→ Problem
From the entries below, list each line with "this".

→ Input data
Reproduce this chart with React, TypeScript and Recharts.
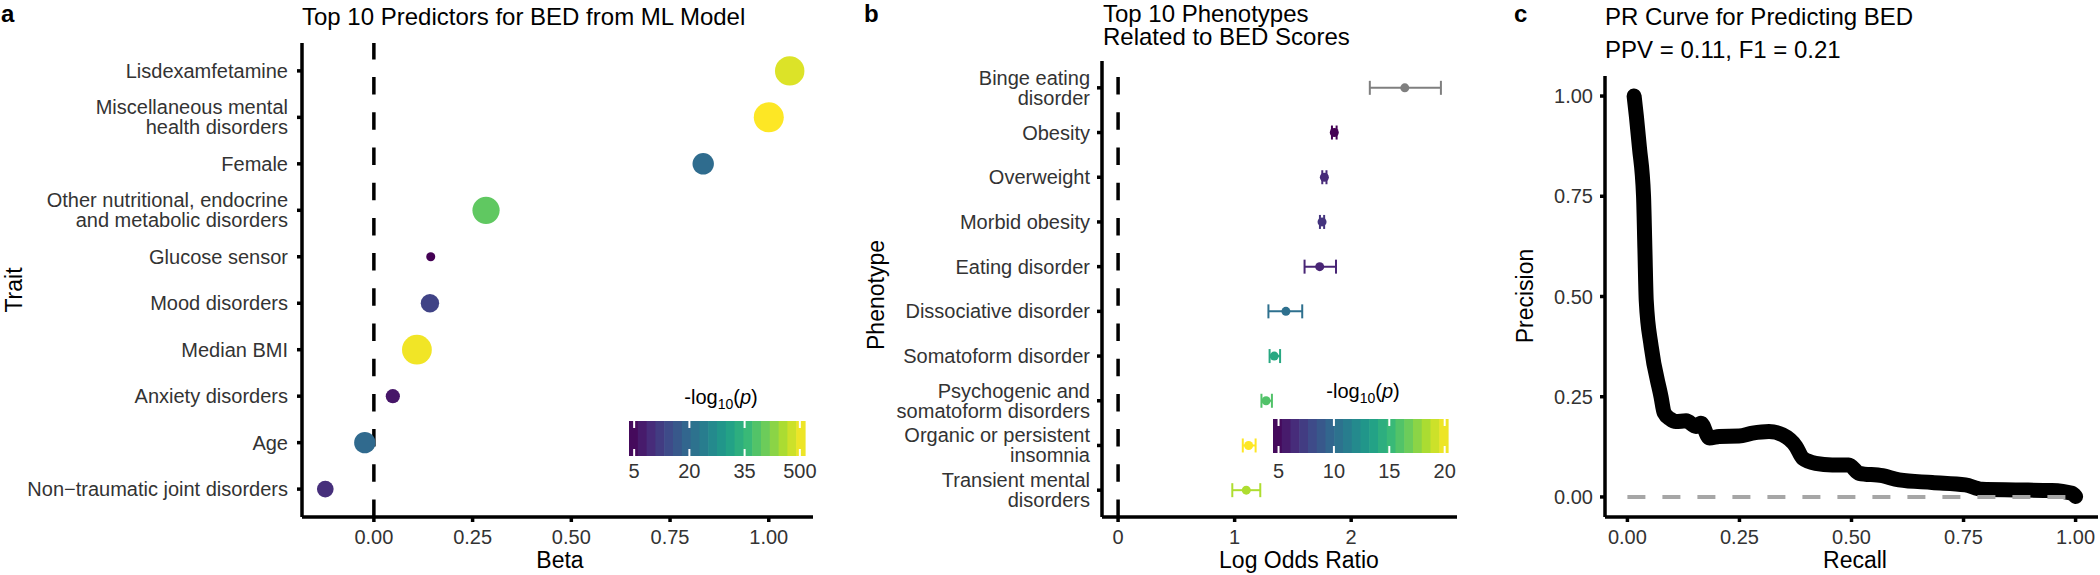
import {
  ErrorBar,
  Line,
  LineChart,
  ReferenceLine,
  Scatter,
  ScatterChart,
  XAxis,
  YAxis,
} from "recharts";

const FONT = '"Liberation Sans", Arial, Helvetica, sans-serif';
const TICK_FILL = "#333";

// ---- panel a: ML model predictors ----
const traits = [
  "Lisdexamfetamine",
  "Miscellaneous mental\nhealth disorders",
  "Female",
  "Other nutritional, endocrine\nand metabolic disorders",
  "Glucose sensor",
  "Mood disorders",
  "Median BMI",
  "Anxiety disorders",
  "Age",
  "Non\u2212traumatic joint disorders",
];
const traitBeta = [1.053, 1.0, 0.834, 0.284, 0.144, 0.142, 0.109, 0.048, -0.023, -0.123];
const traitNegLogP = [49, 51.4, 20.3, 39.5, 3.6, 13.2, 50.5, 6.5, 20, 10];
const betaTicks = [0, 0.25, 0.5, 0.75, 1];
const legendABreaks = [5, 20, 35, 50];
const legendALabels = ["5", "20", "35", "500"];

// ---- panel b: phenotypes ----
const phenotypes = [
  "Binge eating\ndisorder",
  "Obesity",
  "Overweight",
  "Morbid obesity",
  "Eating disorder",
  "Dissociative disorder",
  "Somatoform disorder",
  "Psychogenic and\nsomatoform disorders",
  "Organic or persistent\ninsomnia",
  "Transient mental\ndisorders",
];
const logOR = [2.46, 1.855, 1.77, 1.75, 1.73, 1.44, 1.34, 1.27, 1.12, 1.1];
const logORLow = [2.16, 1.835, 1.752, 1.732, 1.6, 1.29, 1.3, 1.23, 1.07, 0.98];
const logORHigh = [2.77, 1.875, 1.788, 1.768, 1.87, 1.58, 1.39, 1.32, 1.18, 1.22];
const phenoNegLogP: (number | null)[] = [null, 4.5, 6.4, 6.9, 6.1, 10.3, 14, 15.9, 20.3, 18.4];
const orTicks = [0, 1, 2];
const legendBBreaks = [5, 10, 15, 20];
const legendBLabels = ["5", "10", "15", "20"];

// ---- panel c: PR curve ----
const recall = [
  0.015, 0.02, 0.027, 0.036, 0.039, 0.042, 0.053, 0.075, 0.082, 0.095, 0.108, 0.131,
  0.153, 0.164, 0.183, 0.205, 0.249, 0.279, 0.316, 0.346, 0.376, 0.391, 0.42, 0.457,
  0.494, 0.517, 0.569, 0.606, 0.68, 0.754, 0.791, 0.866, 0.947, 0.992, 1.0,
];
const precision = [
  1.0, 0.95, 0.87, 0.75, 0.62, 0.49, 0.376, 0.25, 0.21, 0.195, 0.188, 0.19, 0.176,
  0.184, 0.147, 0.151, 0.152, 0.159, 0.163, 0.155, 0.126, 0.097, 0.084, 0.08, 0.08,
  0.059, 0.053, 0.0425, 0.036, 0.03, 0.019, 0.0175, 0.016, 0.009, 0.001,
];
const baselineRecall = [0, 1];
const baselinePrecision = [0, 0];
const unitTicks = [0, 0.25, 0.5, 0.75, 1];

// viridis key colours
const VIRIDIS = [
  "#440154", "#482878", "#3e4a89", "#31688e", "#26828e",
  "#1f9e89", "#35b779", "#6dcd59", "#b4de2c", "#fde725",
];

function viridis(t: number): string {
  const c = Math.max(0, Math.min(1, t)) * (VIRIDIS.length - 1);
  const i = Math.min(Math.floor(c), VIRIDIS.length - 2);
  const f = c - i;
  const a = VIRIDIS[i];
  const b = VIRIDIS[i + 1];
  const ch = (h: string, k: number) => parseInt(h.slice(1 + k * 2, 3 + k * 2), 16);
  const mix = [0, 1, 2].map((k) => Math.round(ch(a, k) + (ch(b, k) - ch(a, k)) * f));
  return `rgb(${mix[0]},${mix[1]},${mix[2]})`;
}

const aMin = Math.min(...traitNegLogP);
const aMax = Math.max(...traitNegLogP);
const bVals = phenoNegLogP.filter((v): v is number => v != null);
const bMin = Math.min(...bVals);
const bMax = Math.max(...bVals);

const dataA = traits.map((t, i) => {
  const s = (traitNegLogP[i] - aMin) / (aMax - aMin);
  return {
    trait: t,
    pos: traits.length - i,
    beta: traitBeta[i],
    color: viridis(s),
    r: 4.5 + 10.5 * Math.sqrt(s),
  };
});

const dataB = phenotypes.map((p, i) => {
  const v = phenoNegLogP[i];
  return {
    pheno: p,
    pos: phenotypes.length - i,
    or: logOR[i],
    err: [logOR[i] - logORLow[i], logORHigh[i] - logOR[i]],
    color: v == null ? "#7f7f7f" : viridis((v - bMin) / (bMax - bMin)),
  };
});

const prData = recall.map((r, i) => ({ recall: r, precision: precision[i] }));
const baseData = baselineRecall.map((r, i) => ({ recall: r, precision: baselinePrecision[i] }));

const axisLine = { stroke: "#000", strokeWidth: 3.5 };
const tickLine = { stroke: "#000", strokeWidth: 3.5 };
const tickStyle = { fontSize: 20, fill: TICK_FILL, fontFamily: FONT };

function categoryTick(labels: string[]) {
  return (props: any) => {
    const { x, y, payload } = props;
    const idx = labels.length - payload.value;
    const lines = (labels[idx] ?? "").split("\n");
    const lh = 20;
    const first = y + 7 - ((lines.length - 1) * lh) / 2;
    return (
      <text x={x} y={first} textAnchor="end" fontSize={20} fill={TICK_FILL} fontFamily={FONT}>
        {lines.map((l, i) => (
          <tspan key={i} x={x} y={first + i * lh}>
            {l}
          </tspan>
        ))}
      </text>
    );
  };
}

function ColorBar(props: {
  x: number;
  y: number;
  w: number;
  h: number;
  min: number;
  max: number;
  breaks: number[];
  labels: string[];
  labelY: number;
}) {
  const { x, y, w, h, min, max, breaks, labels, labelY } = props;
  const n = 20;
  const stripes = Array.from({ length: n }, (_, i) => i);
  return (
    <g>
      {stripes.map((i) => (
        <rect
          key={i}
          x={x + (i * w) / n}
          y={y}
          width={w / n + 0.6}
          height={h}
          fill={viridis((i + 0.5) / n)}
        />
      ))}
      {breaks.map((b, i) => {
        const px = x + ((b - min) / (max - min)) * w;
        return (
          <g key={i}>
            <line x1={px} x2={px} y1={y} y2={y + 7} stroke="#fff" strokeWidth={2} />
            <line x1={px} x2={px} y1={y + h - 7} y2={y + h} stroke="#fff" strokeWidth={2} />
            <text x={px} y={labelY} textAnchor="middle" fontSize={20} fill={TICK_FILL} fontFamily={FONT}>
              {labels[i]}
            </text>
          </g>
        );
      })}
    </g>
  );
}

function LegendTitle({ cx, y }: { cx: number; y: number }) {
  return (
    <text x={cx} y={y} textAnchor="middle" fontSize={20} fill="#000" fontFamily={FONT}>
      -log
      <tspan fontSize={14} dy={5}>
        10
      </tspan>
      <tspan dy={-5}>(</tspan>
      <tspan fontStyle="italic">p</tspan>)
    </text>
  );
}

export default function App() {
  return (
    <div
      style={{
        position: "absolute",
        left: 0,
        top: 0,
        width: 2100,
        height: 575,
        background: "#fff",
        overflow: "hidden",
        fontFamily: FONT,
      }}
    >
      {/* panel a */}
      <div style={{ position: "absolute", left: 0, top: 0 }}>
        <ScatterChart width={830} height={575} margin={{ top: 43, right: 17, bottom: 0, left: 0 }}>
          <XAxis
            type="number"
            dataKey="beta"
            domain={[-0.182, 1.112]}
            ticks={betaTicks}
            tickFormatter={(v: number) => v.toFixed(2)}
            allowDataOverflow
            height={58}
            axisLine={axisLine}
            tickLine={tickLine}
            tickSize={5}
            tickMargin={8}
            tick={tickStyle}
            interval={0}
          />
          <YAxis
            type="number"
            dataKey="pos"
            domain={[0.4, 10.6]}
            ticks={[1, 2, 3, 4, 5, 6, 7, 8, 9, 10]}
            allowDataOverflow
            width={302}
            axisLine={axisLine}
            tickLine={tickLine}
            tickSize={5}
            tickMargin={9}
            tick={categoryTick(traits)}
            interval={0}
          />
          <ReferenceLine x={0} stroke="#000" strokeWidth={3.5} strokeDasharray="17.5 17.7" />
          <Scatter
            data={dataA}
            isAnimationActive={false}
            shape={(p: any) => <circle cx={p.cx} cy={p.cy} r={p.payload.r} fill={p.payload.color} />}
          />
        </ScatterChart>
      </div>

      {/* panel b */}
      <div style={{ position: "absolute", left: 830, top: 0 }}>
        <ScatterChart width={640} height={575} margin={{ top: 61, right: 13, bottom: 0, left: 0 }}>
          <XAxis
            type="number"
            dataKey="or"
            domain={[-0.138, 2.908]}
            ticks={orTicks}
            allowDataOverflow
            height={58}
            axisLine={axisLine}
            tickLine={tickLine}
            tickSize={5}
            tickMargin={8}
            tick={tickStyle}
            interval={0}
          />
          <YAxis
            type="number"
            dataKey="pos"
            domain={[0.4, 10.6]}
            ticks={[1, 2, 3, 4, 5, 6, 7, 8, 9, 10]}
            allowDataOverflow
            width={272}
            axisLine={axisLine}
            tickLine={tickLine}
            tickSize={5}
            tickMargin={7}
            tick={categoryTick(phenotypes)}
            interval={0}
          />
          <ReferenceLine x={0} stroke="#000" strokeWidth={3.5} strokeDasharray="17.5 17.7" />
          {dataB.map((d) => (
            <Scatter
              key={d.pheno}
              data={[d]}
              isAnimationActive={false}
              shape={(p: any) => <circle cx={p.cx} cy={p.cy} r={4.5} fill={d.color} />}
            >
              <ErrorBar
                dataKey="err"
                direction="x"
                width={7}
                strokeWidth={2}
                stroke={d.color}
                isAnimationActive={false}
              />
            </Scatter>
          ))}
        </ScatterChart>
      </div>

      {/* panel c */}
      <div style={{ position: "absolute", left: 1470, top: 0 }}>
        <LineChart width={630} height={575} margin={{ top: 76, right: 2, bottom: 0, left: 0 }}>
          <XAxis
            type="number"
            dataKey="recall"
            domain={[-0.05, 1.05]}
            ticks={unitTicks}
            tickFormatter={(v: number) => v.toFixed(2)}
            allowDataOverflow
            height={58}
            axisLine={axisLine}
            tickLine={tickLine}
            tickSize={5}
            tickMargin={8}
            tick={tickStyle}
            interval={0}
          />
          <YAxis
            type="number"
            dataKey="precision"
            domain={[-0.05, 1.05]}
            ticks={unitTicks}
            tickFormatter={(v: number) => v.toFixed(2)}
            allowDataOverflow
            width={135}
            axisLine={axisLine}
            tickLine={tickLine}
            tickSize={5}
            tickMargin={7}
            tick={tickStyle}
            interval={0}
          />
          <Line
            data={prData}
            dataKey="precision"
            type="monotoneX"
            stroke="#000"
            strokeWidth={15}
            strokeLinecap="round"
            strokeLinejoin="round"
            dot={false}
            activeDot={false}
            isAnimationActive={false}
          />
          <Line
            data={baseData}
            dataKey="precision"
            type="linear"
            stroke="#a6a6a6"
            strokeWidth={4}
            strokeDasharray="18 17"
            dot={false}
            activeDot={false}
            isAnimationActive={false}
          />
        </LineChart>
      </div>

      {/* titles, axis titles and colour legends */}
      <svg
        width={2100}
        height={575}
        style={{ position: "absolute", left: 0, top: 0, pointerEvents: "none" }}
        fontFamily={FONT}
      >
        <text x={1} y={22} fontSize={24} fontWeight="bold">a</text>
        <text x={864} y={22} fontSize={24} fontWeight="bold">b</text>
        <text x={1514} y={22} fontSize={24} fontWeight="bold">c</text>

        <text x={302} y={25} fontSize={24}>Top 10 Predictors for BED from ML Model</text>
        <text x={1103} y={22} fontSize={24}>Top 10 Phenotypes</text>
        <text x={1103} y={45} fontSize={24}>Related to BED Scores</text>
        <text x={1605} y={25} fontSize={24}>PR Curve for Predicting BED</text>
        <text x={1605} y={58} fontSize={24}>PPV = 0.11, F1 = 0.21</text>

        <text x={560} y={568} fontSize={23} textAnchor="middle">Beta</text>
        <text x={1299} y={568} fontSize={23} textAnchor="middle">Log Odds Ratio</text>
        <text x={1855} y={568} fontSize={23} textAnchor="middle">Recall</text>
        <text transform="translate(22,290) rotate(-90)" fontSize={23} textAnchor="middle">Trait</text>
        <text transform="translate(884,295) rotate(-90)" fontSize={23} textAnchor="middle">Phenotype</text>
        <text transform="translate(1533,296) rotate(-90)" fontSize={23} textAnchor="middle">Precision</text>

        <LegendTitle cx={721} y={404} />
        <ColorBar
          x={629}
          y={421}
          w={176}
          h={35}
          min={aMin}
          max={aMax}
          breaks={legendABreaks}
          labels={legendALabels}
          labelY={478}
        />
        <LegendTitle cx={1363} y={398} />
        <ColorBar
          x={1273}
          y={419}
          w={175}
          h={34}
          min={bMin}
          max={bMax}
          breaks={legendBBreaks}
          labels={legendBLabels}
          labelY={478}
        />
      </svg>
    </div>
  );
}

---

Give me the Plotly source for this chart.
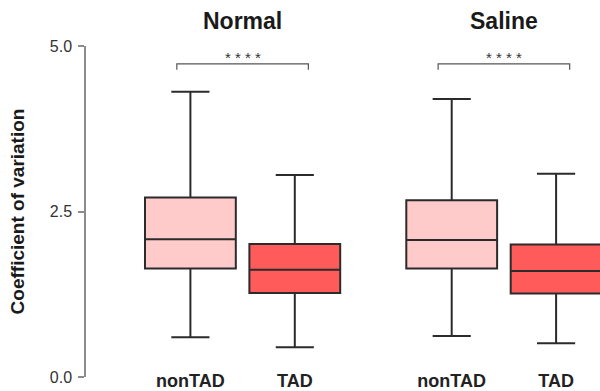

→ Written response
Reproduce this chart with React, TypeScript and Recharts.
Give me the Plotly source for this chart.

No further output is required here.